There is no arrangement or understanding
between Mr. Scully and any other person pursuant to which Mr. Scully was selected as the Company’s interim Chief Executive
Officer or interim Principal Accounting Officer. Mr. Scully has no direct or indirect material interest in any transaction required
to be disclosed pursuant to Item 404(a) of Regulation S-K. There are no family relationships between Mr. Scully and any of the
directors or officers of the Company or any of its subsidiaries.
Employment Related Contracts
On August 4, 2018, the Company entered
into a binding term sheet (“Term Sheet”) with Mr. Scully, summarized as follows:
Mr. Scully will serve as the interim Chief
Executive Officer and interim Principal Accounting Officer beginning on the Effective Date. Mr. Scully will receive $25,000 per
calendar month and shall work three (3) full days per week. In the event Mr. Scully works additional days, he will receive $2,000
per day of full time service. The term of Mr. Scully’s employment will be for six (6) months beginning on the Effective Date
and ending on January 31, 2018, unless terminated earlier upon sixty (60) days prior notice (the “Term”).
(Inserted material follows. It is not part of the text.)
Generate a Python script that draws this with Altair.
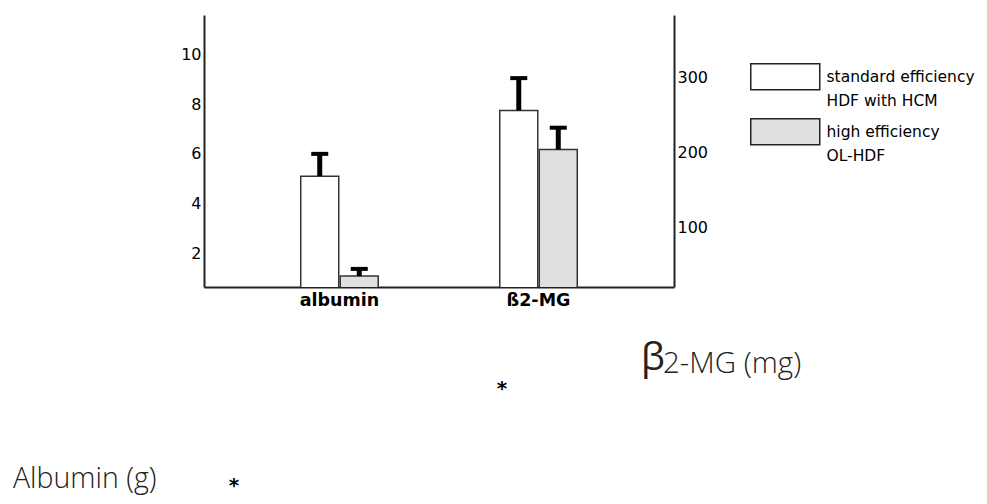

Pursuant to his appointment, Mr. Scully
was issued an option to purchase 250,000 shares of common stock, with a grant date of August 4, 2018, a term of five (5) years,
and an exercise price of $1.15 per share (the “Option”). The Option is fully vested on the grant date but is subject
to immediate termination in the event that Mr. Scully voluntarily ceases to be a service provider of the Company prior to the end
of the Term, or is terminated “for cause” prior to the end of the Term.
In the event that Mr. Scully exercises
the Option during the Term, he will be required to complete the Term in full. In such event, if he does not voluntarily complete
the Term or is terminated by the Company “for cause”, Mr. Scully will be required to pay liquidated damages consisting
of, (i) the repayment of any gain from the sales of the shares underlying the Option or (ii) if the shares are not sold, the Company
will have the right to repurchase the shares for (a) the amount of cash paid by Mr. Scully to purchase the shares or (b) $0.01
in the event the option is exercised on a cashless basis.
The Company anticipates entering into a
formal employment agreement with Mr. Scully that contains materially the same terms as the Term Sheet.
The foregoing description of the Term Sheet
is a summary only, does not purport to be complete and is subject to, and qualified in its entirety by reference, to the Term Sheet,
which is attached as Exhibit 10.01 hereto and is incorporated herein by reference.